Schmidt sitzt für den Südwestrundfunk als Beobachter im Münchner NSU-Prozess, der seit mehr als 180 Tagen andauert. Für ihn war die Heilbronner Bluttat vor allem ein Angriff auf den Staat. Die Mörder nahmen ihren Opfern die Dienstwaffen und weitere Ausrüstungsgegenstände ab – für Schmidt Zeichen einer „kultischen Verehrung als Trophäen“.

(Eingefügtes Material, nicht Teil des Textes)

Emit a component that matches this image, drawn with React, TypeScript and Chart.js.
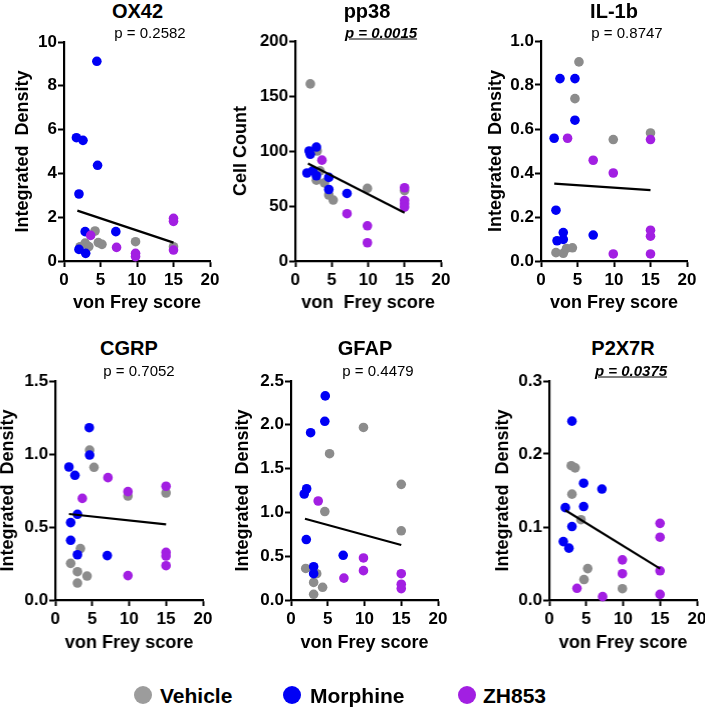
import React, { useEffect, useRef } from "react";
import { Chart, registerables } from "chart.js";
Chart.register(...registerables);

const FONT = "'Liberation Sans', Arial, Helvetica, sans-serif";
const VEHICLE = "#8C8C8C";
const MORPHINE = "#0000F5";
const ZH853 = "#A21FE2";
const LEGEND_VEHICLE = "#9C9C9C";

const xTicks = [0, 5, 10, 15, 20];
const groupNames = ["Vehicle", "Morphine", "ZH853"];

// ---- OX42 ----
const ox42Ticks = [0, 2, 4, 6, 8, 10];
const ox42Vehicle = [[2.2, 0.65], [2.9, 0.82], [3.4, 0.66], [4.25, 1.37], [4.7, 0.84], [5.2, 0.76], [9.8, 0.88], [15, 0.65]];
const ox42Morphine = [[1.7, 5.63], [2.6, 5.51], [4.5, 9.12], [4.6, 4.37], [2.05, 3.06], [2.9, 1.34], [7.1, 1.34], [2.05, 0.53], [2.97, 0.35]];
const ox42Zh853 = [[3.65, 1.17], [7.2, 0.62], [9.8, 0.35], [9.8, 0.2], [15, 1.95], [15, 1.81], [15, 0.5]];
const ox42Fit = [[1.83, 2.3], [15, 0.84]];

// ---- pp38 ----
const pp38Ticks = [0, 50, 100, 150, 200];
const pp38Vehicle = [[2.06, 161], [3.0, 100], [2.9, 73.5], [3.4, 82], [4.0, 71], [4.6, 60], [5.2, 55.4], [9.9, 66], [15, 64]];
const pp38Morphine = [[1.9, 100], [2.06, 97], [2.9, 103.6], [1.6, 80], [2.4, 82], [2.9, 77.5], [4.6, 76], [4.6, 65], [7.1, 61.4]];
const pp38Zh853 = [[3.66, 91.7], [7.1, 43], [9.9, 32], [9.9, 16.6], [15, 66.6], [15, 55], [15, 52], [15, 49]];
const pp38Fit = [[1.74, 88.6], [15, 43.9]];

// ---- IL-1b ----
const il1bTicks = [0, 0.2, 0.4, 0.6, 0.8, 1.0];
const il1bVehicle = [[5.2, 0.905], [4.65, 0.738], [9.9, 0.552], [15, 0.582], [2.05, 0.038], [3.05, 0.035], [3.5, 0.057], [4.3, 0.06]];
const il1bMorphine = [[2.6, 0.829], [4.65, 0.829], [4.65, 0.64], [1.8, 0.558], [2.05, 0.231], [3.05, 0.129], [3.05, 0.098], [2.2, 0.092], [7.15, 0.118]];
const il1bZh853 = [[3.64, 0.558], [15, 0.552], [7.15, 0.458], [9.9, 0.4], [15, 0.14], [15, 0.113], [9.9, 0.032], [15, 0.032]];
const il1bFit = [[1.82, 0.352], [15, 0.322]];

// ---- CGRP ----
const cgrpTicks = [0, 0.5, 1.0, 1.5];
const cgrpVehicle = [[4.65, 1.027], [5.24, 0.909], [9.84, 0.712], [15, 0.733], [3.4, 0.352], [2.08, 0.251], [3.0, 0.194], [4.3, 0.164], [3.0, 0.116]];
const cgrpMorphine = [[4.6, 1.18], [4.65, 0.993], [1.85, 0.911], [2.66, 0.854], [3.0, 0.587], [2.08, 0.53], [2.08, 0.409], [3.0, 0.31], [7.04, 0.304]];
const cgrpZh853 = [[7.13, 0.838], [9.84, 0.742], [15, 0.779], [3.66, 0.696], [15, 0.326], [15, 0.301], [15, 0.235], [9.84, 0.167]];
const cgrpFit = [[1.85, 0.589], [15, 0.518]];

// ---- GFAP ----
const gfapTicks = [0, 0.5, 1.0, 1.5, 2.0, 2.5];
const gfapVehicle = [[9.86, 1.97], [5.25, 1.67], [15, 1.32], [4.6, 1.01], [15, 0.79], [2.0, 0.36], [3.5, 0.3], [3.08, 0.2], [4.3, 0.145], [3.08, 0.065]];
const gfapMorphine = [[4.66, 2.33], [4.6, 2.04], [2.67, 1.91], [2.13, 1.27], [1.8, 1.21], [2.08, 0.69], [7.1, 0.51], [3.08, 0.38], [3.08, 0.3]];
const gfapZh853 = [[3.7, 1.13], [9.86, 0.48], [9.86, 0.335], [7.2, 0.25], [15, 0.3], [15, 0.18], [15, 0.13]];
const gfapFit = [[1.9, 0.928], [15, 0.628]];

// ---- P2X7R ----
const p2x7rTicks = [0, 0.1, 0.2, 0.3];
const p2x7rVehicle = [[2.98, 0.184], [3.5, 0.181], [3.07, 0.145], [4.29, 0.11], [5.2, 0.043], [4.7, 0.028], [9.9, 0.0155]];
const p2x7rMorphine = [[3.07, 0.245], [4.65, 0.16], [7.13, 0.152], [2.17, 0.1265], [4.65, 0.128], [3.07, 0.1006], [1.9, 0.08], [2.66, 0.071]];
const p2x7rZh853 = [[15, 0.105], [15, 0.086], [9.9, 0.055], [9.9, 0.036], [15, 0.04], [3.75, 0.016], [7.22, 0.0046], [15, 0.0077]];
const p2x7rFit = [[2.17, 0.123], [15, 0.043]];

type Panel = {
  title: string; p: string; sig: boolean;
  yLabel: string; xLabel: string;
  yTicks: number[]; dec: number;
  vehicle: number[][]; morphine: number[][]; zh853: number[][]; fit: number[][];
  axL: number; axR: number; axTop: number; axBot: number;
  yTitleX: number; xTitleY: number;
  titleX: number; titleY: number; pX: number; pY: number;
};

const panels: Panel[] = [
  { title: "OX42", p: "p = 0.2582", sig: false, yLabel: "Integrated  Density", xLabel: "von Frey score",
    yTicks: ox42Ticks, dec: 0, vehicle: ox42Vehicle, morphine: ox42Morphine, zh853: ox42Zh853, fit: ox42Fit,
    axL: 64, axR: 210, axTop: 42, axBot: 261, yTitleX: 23, xTitleY: 303, titleX: 137.5, titleY: 11, pX: 150, pY: 31.5 },
  { title: "pp38", p: "p = 0.0015", sig: true, yLabel: "Cell Count", xLabel: "von  Frey score",
    yTicks: pp38Ticks, dec: 0, vehicle: pp38Vehicle, morphine: pp38Morphine, zh853: pp38Zh853, fit: pp38Fit,
    axL: 295, axR: 440.7, axTop: 41, axBot: 261, yTitleX: 241.5, xTitleY: 303, titleX: 367, titleY: 11, pX: 381, pY: 31.5 },
  { title: "IL-1b", p: "p = 0.8747", sig: false, yLabel: "Integrated  Density", xLabel: "von Frey score",
    yTicks: il1bTicks, dec: 1, vehicle: il1bVehicle, morphine: il1bMorphine, zh853: il1bZh853, fit: il1bFit,
    axL: 541, axR: 687.3, axTop: 41, axBot: 261, yTitleX: 496, xTitleY: 303, titleX: 614, titleY: 11, pX: 627, pY: 31.5 },
  { title: "CGRP", p: "p = 0.7052", sig: false, yLabel: "Integrated  Density", xLabel: "von Frey score",
    yTicks: cgrpTicks, dec: 1, vehicle: cgrpVehicle, morphine: cgrpMorphine, zh853: cgrpZh853, fit: cgrpFit,
    axL: 55, axR: 202.7, axTop: 381, axBot: 600, yTitleX: 8.5, xTitleY: 643, titleX: 129, titleY: 348, pX: 139, pY: 370 },
  { title: "GFAP", p: "p = 0.4479", sig: false, yLabel: "Integrated  Density", xLabel: "von Frey score",
    yTicks: gfapTicks, dec: 1, vehicle: gfapVehicle, morphine: gfapMorphine, zh853: gfapZh853, fit: gfapFit,
    axL: 291, axR: 438.3, axTop: 381, axBot: 600, yTitleX: 243.5, xTitleY: 643, titleX: 365, titleY: 348, pX: 378, pY: 370 },
  { title: "P2X7R", p: "p = 0.0375", sig: true, yLabel: "Integrated  Density", xLabel: "von Frey score",
    yTicks: p2x7rTicks, dec: 1, vehicle: p2x7rVehicle, morphine: p2x7rMorphine, zh853: p2x7rZh853, fit: p2x7rFit,
    axL: 549, axR: 696.7, axTop: 381, axBot: 600, yTitleX: 503, xTitleY: 643, titleX: 623, titleY: 348, pX: 631, pY: 370 },
];

const PAD_L = 70, PAD_T = 10, PAD_R = 20, PAD_B = 60;
const AX_TITLE_SIZE = 18;
const AX_TITLE_LH = AX_TITLE_SIZE * 1.2;

const toPts = (arr: number[][]) => arr.map(([x, y]) => ({ x, y }));

function pointSet(label: string, arr: number[][], color: string) {
  return {
    label, data: toPts(arr), backgroundColor: color, borderColor: color,
    pointBackgroundColor: color, pointBorderColor: color, pointBorderWidth: 0,
    pointRadius: 4.8, borderWidth: 0, clip: false as any,
  };
}

function ScatterPanel({ p }: { p: Panel }) {
  const ref = useRef<HTMLCanvasElement>(null);
  const left = p.axL - PAD_L;
  const top = p.axTop - PAD_T;
  const width = p.axR + PAD_R - left;
  const height = p.axBot + PAD_B - top;
  useEffect(() => {
    if (!ref.current) return;
    const tickFont = { size: 17, weight: "bold" as const, family: FONT };
    const titleFont = { size: AX_TITLE_SIZE, weight: "bold" as const, family: FONT };
    const chart = new Chart(ref.current, {
      type: "scatter",
      data: {
        datasets: [
          { type: "line", label: "fit", data: toPts(p.fit), borderColor: "#000", borderWidth: 2.2, pointRadius: 0, showLine: true, fill: false, clip: false as any } as any,
          pointSet(groupNames[2], p.zh853, ZH853),
          pointSet(groupNames[1], p.morphine, MORPHINE),
          pointSet(groupNames[0], p.vehicle, VEHICLE),
        ],
      },
      options: {
        responsive: false, animation: false, devicePixelRatio: 1, events: [],
        layout: { padding: { top: PAD_T, right: PAD_R, bottom: 0, left: 0 } },
        plugins: { legend: { display: false }, tooltip: { enabled: false } },
        scales: {
          x: {
            type: "linear", min: 0, max: 20,
            afterBuildTicks: (s: any) => { s.ticks = xTicks.map((v) => ({ value: v })); },
            afterFit: (s: any) => { s.height = PAD_B; s.paddingLeft = 0; s.paddingRight = 0; },
            grid: { display: true, drawOnChartArea: false, drawTicks: true, tickLength: 6, tickWidth: 2, tickColor: "#000" },
            border: { display: true, color: "#000", width: 2.2 },
            ticks: { color: "#000", font: tickFont, padding: 3, maxRotation: 0, autoSkip: false },
            title: { display: true, text: p.xLabel, color: "#000", font: titleFont,
              padding: { top: 0, bottom: p.axBot + PAD_B - p.xTitleY - AX_TITLE_LH / 2 } },
          },
          y: {
            type: "linear", min: p.yTicks[0], max: p.yTicks[p.yTicks.length - 1],
            afterBuildTicks: (s: any) => { s.ticks = p.yTicks.map((v) => ({ value: v })); },
            afterFit: (s: any) => { s.width = PAD_L; s.paddingTop = 0; s.paddingBottom = 0; },
            grid: { display: true, drawOnChartArea: false, drawTicks: true, tickLength: 6, tickWidth: 2, tickColor: "#000" },
            border: { display: true, color: "#000", width: 2.2 },
            ticks: { color: "#000", font: tickFont, padding: 1, autoSkip: false,
              callback: (v: any) => Number(v).toFixed(p.dec) },
            title: { display: true, text: p.yLabel, color: "#000", font: titleFont,
              padding: { top: p.yTitleX - left - AX_TITLE_LH / 2, bottom: 0 } },
          },
        },
      } as any,
    });
    return () => chart.destroy();
  }, []);
  return (
    <>
      <canvas ref={ref} width={width} height={height}
        style={{ position: "absolute", left, top, width, height }} />
      <div style={{ position: "absolute", left: p.titleX, top: p.titleY, transform: "translate(-50%, -50%)",
        font: `bold 20px ${FONT}`, lineHeight: "1", whiteSpace: "nowrap", color: "#000" }}>{p.title}</div>
      <div style={{ position: "absolute", left: p.pX, top: p.pY, transform: "translate(-50%, -50%)",
        font: p.sig ? `italic bold 15px ${FONT}` : `15px ${FONT}`, lineHeight: "1", whiteSpace: "nowrap", color: "#000",
        textDecoration: p.sig ? "underline" : "none" }}>{p.p}</div>
    </>
  );
}

const legendItems = [
  { name: groupNames[0], color: LEGEND_VEHICLE, cx: 143, tx: 160 },
  { name: groupNames[1], color: MORPHINE, cx: 292, tx: 310 },
  { name: groupNames[2], color: ZH853, cx: 467, tx: 483 },
];

export default function App() {
  return (
    <div style={{ position: "absolute", left: 0, top: 0, width: 705, height: 708, overflow: "hidden", background: "#fff" }}>
      {panels.map((p) => <ScatterPanel key={p.title} p={p} />)}
      {legendItems.map((it) => (
        <React.Fragment key={it.name}>
          <div style={{ position: "absolute", left: it.cx - 9, top: 695 - 9, width: 18, height: 18, borderRadius: 9, background: it.color }} />
          <div style={{ position: "absolute", left: it.tx, top: 695, transform: "translateY(-50%)", font: `bold 21px ${FONT}`,
            lineHeight: "1", whiteSpace: "nowrap", color: "#000" }}>{it.name}</div>
        </React.Fragment>
      ))}
    </div>
  );
}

Bei seinen Recherchen habe er keine belastbaren Hinweise gefunden, dass sich Opfer und Täter kannten. Auch die anderen mutmaßlich vom NSU Getöteten – acht türkischstämmige Männer und ein Grieche – seien zufällig ausgewählt worden. Ins Stocken gerät Schmidt, als ihn der Grüne Alexander Salomon auf einen Aktenvermerk aus dem Jahr 2012 anspricht. Darin geht es um eine Kontaktaufnahme von Schmidt mit dem LKA im Zuge der Nachforschungen zu Tino B., einem ehemaligen V-Mann aus der Neonaziszene. Der Aktenvermerk sei eventuell falsch, so Schmidt.